Another Reason to Keep Harmony in the Home 🙂
Generally under Section 732.802 of the Florida Statutes (the “Slayer Statute”) if someone murders another person, the murderer can NOT inherit from the person they murdered. That makes sense but what happens when the murdered person left assets to the murderer’s children and grandchildren????
In a recent case, Fiel v. Hoffman, the children and grandchildren of the murderer asked that specific question. Nancy and Ben were married. Nancy had a daughter by another marriage and her daughter had 2 sons. Ben named Nancy’s daughter as a beneficiary of $100,000 and Nancy’s grandson’s as beneficiaries of the balance of his estate if Nancy and his mother did not survive him.
Nancy not only murdered her husband but also was responsible for the death of Ben’s mother. Talk about a black widow!!! Thus, at Ben’s death, the assets would be distributed to Nancy’s daughter and the grandsons.
Of course Ben’s heirs, his cousins, contested this distribution and argued that Nancy had used physical violence against Ben to make him change his will. Ben had also obtained a restraining order against Nancy, because Nancy had made death threats to him. Thus, the heirs argued that the will was only changed because of the undue influence. The heirs also argued that the daughter and grandsons should not inherit under the Slayer Statute.
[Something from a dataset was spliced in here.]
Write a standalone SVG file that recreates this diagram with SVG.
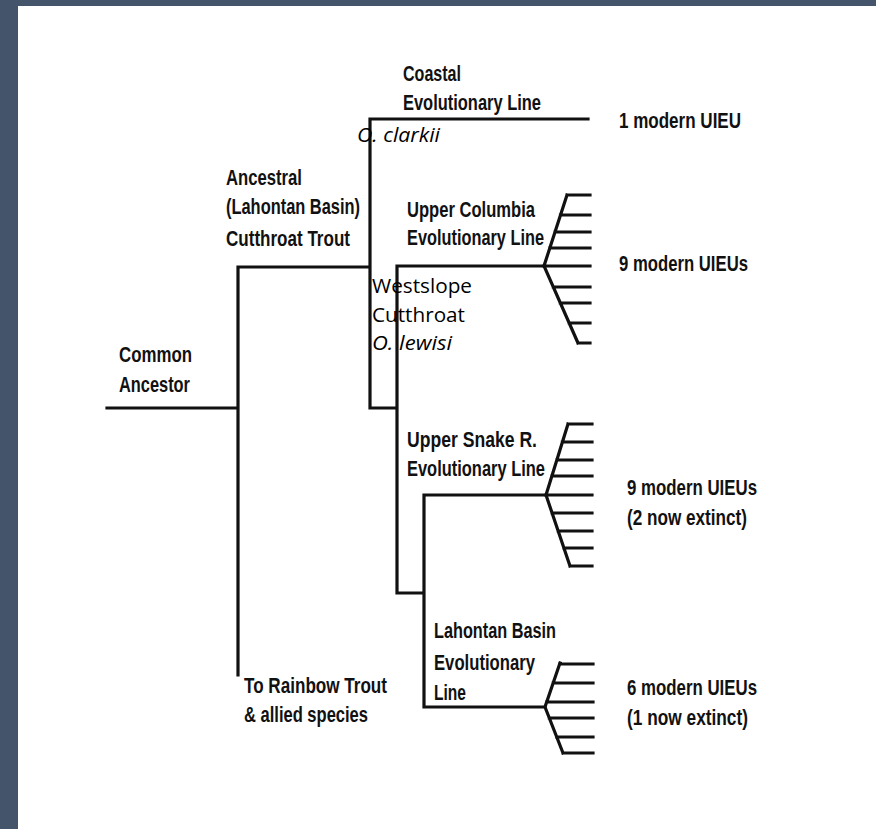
<svg xmlns="http://www.w3.org/2000/svg" width="876" height="829" viewBox="0 0 876 829">
<style>
.b{font-family:"Liberation Sans",Arial,sans-serif;font-weight:bold;font-size:22.5px;fill:#111;}
.r{font-family:"Open Sans","Liberation Sans",sans-serif;font-size:20.5px;fill:#000;}
.i{font-style:italic;}
.ln{fill:none;stroke:#111;stroke-width:3.2;stroke-linecap:square;stroke-linejoin:miter;}
</style>
<rect x="0" y="0" width="876" height="829" fill="#ffffff"/>
<rect x="0" y="0" width="18" height="829" fill="#44546a"/>
<rect x="0" y="0" width="876" height="6" fill="#44546a"/>
<g id="connectors">
<path class="ln" d="M107 408 H238 M238 267 V675 M238 267 H370 M370 119 V408 H397 M370 119 H588 M397 266 V593 H424 M397 266 H544 M424 495 V707 M424 495 H546 M424 707 H545"/>
</g>
<g id="fan-upper-columbia">
<path class="ln" d="M567 195 L544 266 L578 343 M567 195 H590 M560.5 215 H590 M555 232 H590 M549.8 248 H590 M544 266 H590 M553.3 287 H590 M560.3 303 H590 M569.2 323 H590 M578 343 H590"/>
</g>
<g id="fan-upper-snake">
<path class="ln" d="M568 424 L546 495 L570 566 M568 424 H592 M562.4 442 H592 M556.9 460 H592 M551.9 476 H592 M546 495 H592 M552.1 513 H592 M558.2 531 H592 M563.9 548 H592 M570 566 H592"/>
</g>
<g id="fan-lahontan">
<path class="ln" d="M560 663 L545 707 L563 753 M559.7 664 H593 M553.2 683 H593 M546.7 702 H593 M549.3 718 H593 M556.7 737 H593 M563 753 H593"/>
</g>
<g id="common-ancestor">
<text class="b" x="119" y="362" textLength="73" lengthAdjust="spacingAndGlyphs">Common</text>
<text class="b" x="119" y="392" textLength="71" lengthAdjust="spacingAndGlyphs">Ancestor</text>
</g>
<g id="ancestral-lahontan">
<text class="b" x="226" y="185" textLength="76" lengthAdjust="spacingAndGlyphs">Ancestral</text>
<text class="b" x="226" y="214" textLength="134" lengthAdjust="spacingAndGlyphs">(Lahontan Basin)</text>
<text class="b" x="226" y="246" textLength="124" lengthAdjust="spacingAndGlyphs">Cutthroat Trout</text>
</g>
<g id="coastal">
<text class="b" x="403" y="81" textLength="58" lengthAdjust="spacingAndGlyphs">Coastal</text>
<text class="b" x="403" y="110" textLength="138" lengthAdjust="spacingAndGlyphs">Evolutionary Line</text>
<text class="r i" x="357" y="142" textLength="83" lengthAdjust="spacingAndGlyphs">O. clarkii</text>
</g>
<g id="upper-columbia">
<text class="b" x="407" y="217" textLength="128" lengthAdjust="spacingAndGlyphs">Upper Columbia</text>
<text class="b" x="407" y="245" textLength="137" lengthAdjust="spacingAndGlyphs">Evolutionary Line</text>
</g>
<g id="westslope">
<text class="r" x="372" y="293" textLength="100" lengthAdjust="spacingAndGlyphs">Westslope</text>
<text class="r" x="372" y="322" textLength="93" lengthAdjust="spacingAndGlyphs">Cutthroat</text>
<text class="r i" x="372" y="350" textLength="80" lengthAdjust="spacingAndGlyphs">O. lewisi</text>
</g>
<g id="upper-snake">
<text class="b" x="407" y="447" textLength="130" lengthAdjust="spacingAndGlyphs">Upper Snake R.</text>
<text class="b" x="407" y="476" textLength="138" lengthAdjust="spacingAndGlyphs">Evolutionary Line</text>
</g>
<g id="lahontan-basin">
<text class="b" x="434" y="638" textLength="122" lengthAdjust="spacingAndGlyphs">Lahontan Basin</text>
<text class="b" x="434" y="670" textLength="101" lengthAdjust="spacingAndGlyphs">Evolutionary</text>
<text class="b" x="434" y="700" textLength="32" lengthAdjust="spacingAndGlyphs">Line</text>
</g>
<g id="rainbow">
<text class="b" x="244" y="693" textLength="143" lengthAdjust="spacingAndGlyphs">To Rainbow Trout</text>
<text class="b" x="244" y="722" textLength="124" lengthAdjust="spacingAndGlyphs">&amp; allied species</text>
</g>
<g id="uieu-coastal">
<text class="b" x="619" y="128" textLength="122" lengthAdjust="spacingAndGlyphs">1 modern UIEU</text>
</g>
<g id="uieu-columbia">
<text class="b" x="619" y="271" textLength="129" lengthAdjust="spacingAndGlyphs">9 modern UIEUs</text>
</g>
<g id="uieu-snake">
<text class="b" x="627" y="495" textLength="130" lengthAdjust="spacingAndGlyphs">9 modern UIEUs</text>
<text class="b" x="627" y="525" textLength="120" lengthAdjust="spacingAndGlyphs">(2 now extinct)</text>
</g>
<g id="uieu-lahontan">
<text class="b" x="627" y="695" textLength="130" lengthAdjust="spacingAndGlyphs">6 modern UIEUs</text>
<text class="b" x="627" y="725" textLength="121" lengthAdjust="spacingAndGlyphs">(1 now extinct)</text>
</g>
</svg>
The court determined that the Slayer Statute ONLY applied to the murderer and that the daughter and the grandsons could inherit from Ben. The court stated that the statute was clear and that to “interpret the statute to preclude the stepchildren from recovering would require us to add words to the statute, something we cannot do. If the Legislature deems as a public polity matter that anyone inheriting through the slayer should be barred from receiving any share of a victim’s estate, it can amend the statute to accomplices that result.” The court did remand the case to the lower court to discuss the undue influence issues.
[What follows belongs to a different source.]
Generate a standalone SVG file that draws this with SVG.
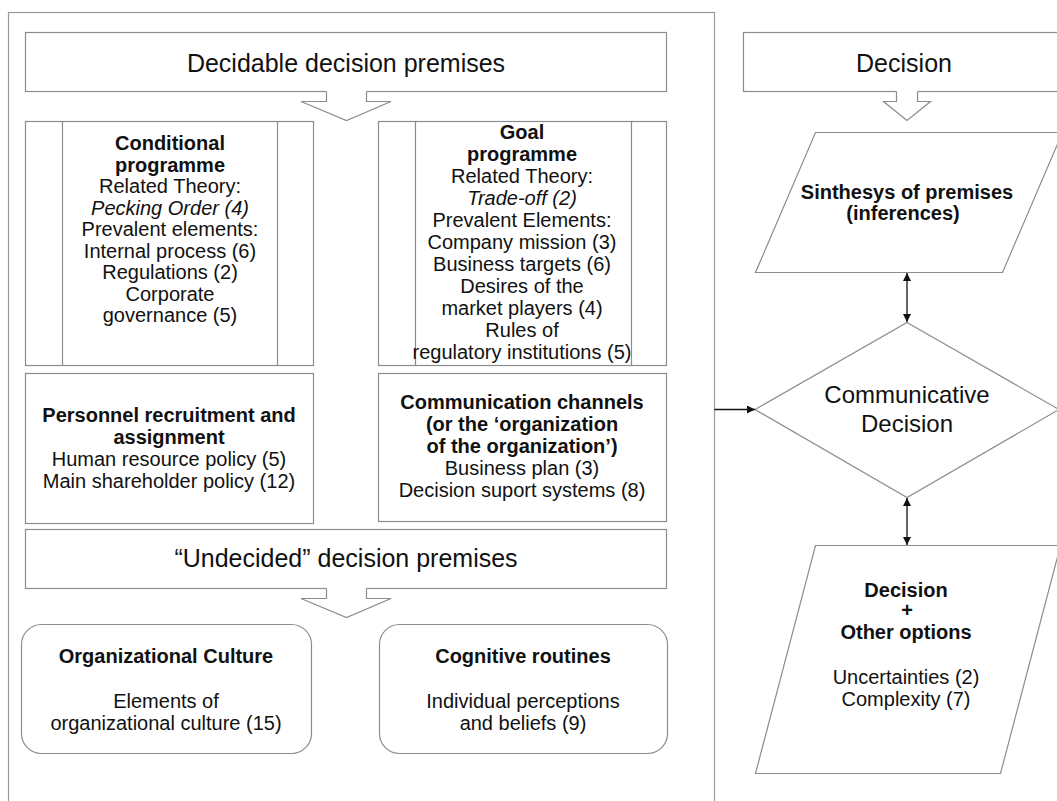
<svg xmlns="http://www.w3.org/2000/svg" width="1057" height="801" viewBox="0 0 1057 801">
<defs>
<style>
.box{fill:#fff;stroke:#8c8c8c;stroke-width:1.2}
.frame{fill:none;stroke:#9a9a9a;stroke-width:1.2}
.inner{stroke:#8c8c8c;stroke-width:1.2;fill:none}
.blk{fill:#fff;stroke:#8c8c8c;stroke-width:1.2}
.con{stroke:#111;stroke-width:1.3;fill:none}
text{font-family:"Liberation Sans",Arial,sans-serif;fill:#111;text-anchor:middle}
.t{font-size:20px}
.b{font-size:20px;font-weight:bold}
.i{font-size:20px;font-style:italic}
.h{font-size:25px}
</style>
<marker id="ah" viewBox="0 0 10 10" refX="10" refY="5" markerWidth="8" markerHeight="8" markerUnits="userSpaceOnUse" orient="auto-start-reverse">
<path d="M0,0 L10,5 L0,10 z" fill="#111"/>
</marker>
</defs>
<rect width="1057" height="801" fill="#fff"/>

<rect id="container" class="frame" x="8.5" y="12.5" width="706" height="800"/>

<g id="decidable">
<rect class="box" x="25.5" y="32.5" width="641" height="59"/>
<text class="h" x="346" y="72">Decidable decision premises</text>
</g>

<g id="conditional">
<rect class="box" x="25.5" y="121.5" width="288" height="244"/>
<line class="inner" x1="62.5" y1="121.5" x2="62.5" y2="365.5"/>
<line class="inner" x1="277.5" y1="121.5" x2="277.5" y2="365.5"/>
<text class="b" x="170" y="150">Conditional</text>
<text class="b" x="170" y="171.5">programme</text>
<text class="t" x="170" y="193">Related Theory:</text>
<text class="i" x="170" y="214.5">Pecking Order (4)</text>
<text class="t" x="170" y="236">Prevalent elements:</text>
<text class="t" x="170" y="257.5">Internal process (6)</text>
<text class="t" x="170" y="279">Regulations (2)</text>
<text class="t" x="170" y="300.5">Corporate</text>
<text class="t" x="170" y="322">governance (5)</text>
</g>

<g id="goal">
<rect class="box" x="378.5" y="121.5" width="288" height="244"/>
<line class="inner" x1="415.5" y1="121.5" x2="415.5" y2="365.5"/>
<line class="inner" x1="631.5" y1="121.5" x2="631.5" y2="365.5"/>
<text class="b" x="522" y="139">Goal</text>
<text class="b" x="522" y="161">programme</text>
<text class="t" x="522" y="183">Related Theory:</text>
<text class="i" x="522" y="205">Trade-off (2)</text>
<text class="t" x="522" y="227">Prevalent Elements:</text>
<text class="t" x="522" y="249">Company mission (3)</text>
<text class="t" x="522" y="271">Business targets (6)</text>
<text class="t" x="522" y="293">Desires of the</text>
<text class="t" x="522" y="315">market players (4)</text>
<text class="t" x="522" y="337">Rules of</text>
<text class="t" x="522" y="359">regulatory institutions (5)</text>
</g>

<g id="personnel">
<rect class="box" x="25.5" y="373.5" width="288" height="150"/>
<text class="b" x="169" y="422">Personnel recruitment and</text>
<text class="b" x="169" y="444">assignment</text>
<text class="t" x="169" y="466">Human resource policy (5)</text>
<text class="t" x="169" y="488">Main shareholder policy (12)</text>
</g>

<g id="communication">
<rect class="box" x="378.5" y="373.5" width="288" height="148"/>
<text class="b" x="522" y="409">Communication channels</text>
<text class="b" x="522" y="431">(or the ‘organization</text>
<text class="b" x="522" y="453">of the organization’)</text>
<text class="t" x="522" y="475">Business plan (3)</text>
<text class="t" x="522" y="497">Decision suport systems (8)</text>
</g>

<g id="undecided">
<rect class="box" x="25.5" y="529.5" width="641" height="59"/>
<text class="h" x="346" y="567">“Undecided” decision premises</text>
</g>

<g id="culture">
<rect class="box" x="21.5" y="624.5" width="290" height="129" rx="20" ry="20"/>
<text class="b" x="166" y="663">Organizational Culture</text>
<text class="t" x="166" y="708">Elements of</text>
<text class="t" x="166" y="730">organizational culture (15)</text>
</g>

<g id="cognitive">
<rect class="box" x="379.5" y="624.5" width="288" height="129" rx="20" ry="20"/>
<text class="b" x="523" y="663">Cognitive routines</text>
<text class="t" x="523" y="708">Individual perceptions</text>
<text class="t" x="523" y="730">and beliefs (9)</text>
</g>

<g id="decision">
<rect class="box" x="743.5" y="32.5" width="322" height="59"/>
<text class="h" x="904" y="72">Decision</text>
</g>

<g id="synthesis">
<polygon class="box" points="815.5,132.5 1062.5,132.5 1002.5,272.5 755.5,272.5"/>
<text class="b" x="907" y="199">Sinthesys of premises</text>
<text class="b" x="903" y="220">(inferences)</text>
</g>

<g id="communicative">
<polygon class="box" points="907,322.5 1059,409.5 907,497.5 755,409.5"/>
<text class="h" x="907" y="403" style="font-size:24px">Communicative</text>
<text class="h" x="907" y="432" style="font-size:24px">Decision</text>
</g>

<g id="options">
<polygon class="box" points="815.5,545.5 1060.5,545.5 1000.5,773.5 755.5,773.5"/>
<text class="b" x="906" y="597">Decision</text>
<text class="b" x="907" y="617">+</text>
<text class="b" x="906" y="639">Other options</text>
<text class="t" x="906" y="684">Uncertainties (2)</text>
<text class="t" x="906" y="706">Complexity (7)</text>
</g>

<g id="connectors">
<polygon fill="#fff" points="326.5,90 366.5,90 366.5,101.5 391,101.5 346.5,120.5 301,101.5 326.5,101.5"/>
<polyline class="blk" fill="none" points="326.5,91.5 326.5,101.5 301,101.5 346.5,120.5 391,101.5 366.5,101.5 366.5,91.5"/>
<polygon fill="#fff" points="326.5,587 366.5,587 366.5,598.5 391,598.5 346.5,617.5 301,598.5 326.5,598.5"/>
<polyline class="blk" fill="none" points="326.5,588.5 326.5,598.5 301,598.5 346.5,617.5 391,598.5 366.5,598.5 366.5,588.5"/>
<polygon fill="#fff" points="896.5,90 917.5,90 917.5,101.5 930.5,101.5 907,120.5 883.5,101.5 896.5,101.5"/>
<polyline class="blk" fill="none" points="896.5,91.5 896.5,101.5 883.5,101.5 907,120.5 930.5,101.5 917.5,101.5 917.5,91.5"/>
<line class="con" x1="714.5" y1="409.5" x2="755" y2="409.5" marker-end="url(#ah)"/>
<line class="con" x1="907" y1="273" x2="907" y2="322" marker-start="url(#ah)" marker-end="url(#ah)"/>
<line class="con" x1="907" y1="498" x2="907" y2="545" marker-start="url(#ah)" marker-end="url(#ah)"/>
</g>
</svg>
ADVICE: All I can say about this case is “WOW”!!! Everyone will have their opinion whether Nancy’s children should have been able to inherit as they had no part in the murder. Query what if they did have something to do with the murder? Should our Florida Bar RPPTL Section look at this statute as suggested by the court? In the meantime don’t make your spouse mad or don’t make the stepchildren your default beneficiaries!
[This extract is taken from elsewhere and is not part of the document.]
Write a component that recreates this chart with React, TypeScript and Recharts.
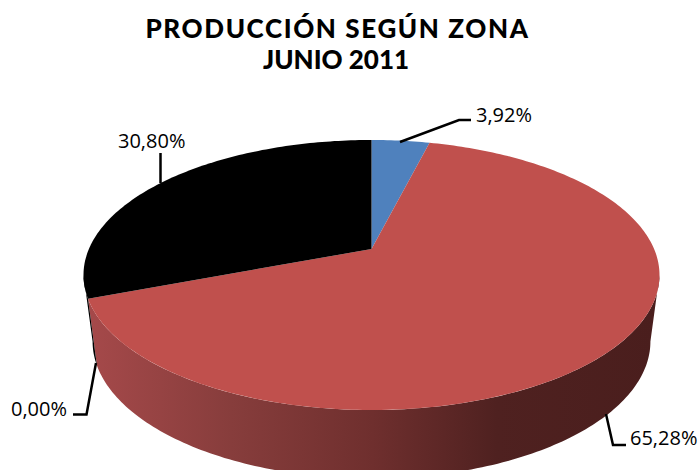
import React from "react";
import { PieChart, Pie, Cell } from "recharts";

const zones = ["Zona A", "Zona B", "Zona C", "Zona D"];
const shares = [3.92, 65.28, 0.0, 30.8];
const colors = ["#4f81bd", "#c0504d", "#9bbb59", "#000000"];
const titleLines = ["PRODUCCIÓN SEGÚN ZONA", "JUNIO 2011"];

const data = zones.map((name, i) => ({ name, value: shares[i] }));

const WIDTH = 699;
const HEIGHT = 470;
const CX = 371.5;
const CY = 249;
const RADIUS = 282.6;
const TILT = 0.1926; // perspective of the disc
const SQUASH = 130 / RADIUS;
const BOTTOM_RADIUS = 273.7;
const BOTTOM_CY = 315;
const BOTTOM_SQUASH = 132 / BOTTOM_RADIUS;
const SILHOUETTE = (Math.asin(TILT) * 180) / Math.PI;

const project = (clockDeg: number, r: number, cy: number, squash: number, cx: number) => {
  const t = (clockDeg * Math.PI) / 180;
  const u = Math.sin(t);
  const v = Math.cos(t);
  const d = 1 + TILT * v;
  return [cx + (r * u) / d, cy - (r * squash * v) / d];
};

const rimPoints = (from: number, to: number, r: number, cy: number, squash: number, cx: number) => {
  const n = Math.max(2, Math.ceil(Math.abs(to - from)));
  const pts: number[][] = [];
  for (let i = 0; i <= n; i++) pts.push(project(from + ((to - from) * i) / n, r, cy, squash, cx));
  return pts;
};

const toD = (pts: number[][]) => "M" + pts.map((p) => `${p[0].toFixed(2)},${p[1].toFixed(2)}`).join("L") + "Z";

const wallStops: [number, string][] = [
  [0, "#a5494a"],
  [0.25, "#873d3c"],
  [0.5, "#6f2f2e"],
  [0.72, "#4f2120"],
  [1, "#4a1e1d"],
];

const Slice = (props: any) => {
  const { cx, cy, outerRadius, startAngle, endAngle, fill, index } = props;
  const from = 90 - startAngle;
  const to = 90 - endAngle;
  if (Math.abs(to - from) < 0.001) return <g />;
  const top = rimPoints(from, to, outerRadius, cy, SQUASH, cx);
  const wFrom = Math.max(from, 90 + SILHOUETTE);
  const wTo = Math.min(to, 270 - SILHOUETTE);
  const hasWall = wTo > wFrom;
  const wallFill = index === 1 ? "url(#wallGradient)" : fill;
  return (
    <g>
      <defs>
        <linearGradient id="wallGradient" gradientUnits="userSpaceOnUse" x1={90} y1={0} x2={655} y2={0}>
          {wallStops.map(([o, c]) => (
            <stop key={o} offset={o} stopColor={c} />
          ))}
        </linearGradient>
      </defs>
      {hasWall && (
        <path
          d={toD([
            ...rimPoints(wFrom, wTo, outerRadius, cy, SQUASH, cx),
            ...rimPoints(wTo, wFrom, BOTTOM_RADIUS, BOTTOM_CY, BOTTOM_SQUASH, cx),
          ])}
          fill={wallFill}
        />
      )}
      <path d={toD([[cx, cy], ...top])} fill={fill} />
    </g>
  );
};

const leaders = [
  { line: [[400, 142], [459, 120], [471, 120]], text: [476, 122] },
  { line: [[606, 414], [613, 445], [626, 445]], text: [630, 445] },
  { line: [[96, 363], [86.5, 414.5], [73, 414.5]], text: [11, 416] },
  { line: [[160.5, 183], [160.5, 153]], text: [118, 148] },
];

const Label = (props: any) => {
  const { index, value } = props;
  const l = leaders[index];
  return (
    <g>
      <polyline
        points={l.line.map((p) => p.join(",")).join(" ")}
        fill="none"
        stroke="#000"
        strokeWidth={2.5}
      />
      <text x={l.text[0]} y={l.text[1]} fontFamily="'Open Sans'" fontSize={20} fill="#000" textAnchor="start">
        {value.toFixed(2).replace(".", ",")}%
      </text>
    </g>
  );
};

export default function App() {
  return (
    <div style={{ position: "absolute", left: 0, top: 0, width: WIDTH, height: HEIGHT, overflow: "visible" }}>
      <PieChart width={WIDTH} height={HEIGHT} margin={{ top: 0, right: 0, bottom: 0, left: 0 }}>
        <Pie
          data={data}
          dataKey="value"
          nameKey="name"
          cx={CX}
          cy={CY}
          innerRadius={0}
          outerRadius={RADIUS}
          startAngle={90}
          endAngle={-270}
          stroke="none"
          shape={Slice}
          label={Label}
          labelLine={false}
          isAnimationActive={false}
        >
          {data.map((d, i) => (
            <Cell key={d.name} fill={colors[i]} />
          ))}
        </Pie>
        <text x={337.5} y={38} textAnchor="middle" fontFamily="Lato" fontWeight={900} fontSize={26} letterSpacing={1.6} fill="#000">
          {titleLines[0]}
        </text>
        <text x={336} y={69} textAnchor="middle" fontFamily="Lato" fontWeight={900} fontSize={26} fill="#000">
          {titleLines[1]}
        </text>
      </PieChart>
    </div>
  );
}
New Word of the Week: Nunc Pro Tunc.. Sometimes you may see these words in an opinion regarding a court order. Nunc pro tunc means having retroactive effect through the court’s inherent authority. Thus, if a court enters an order nunc pro tunc as of an effective date in the past, it means that the action is now done which should have been done on that effective date.
GENEROSITY IS A KEY TO HAPPINESS …REACH OUT AND HELP SOMEONE TODAY!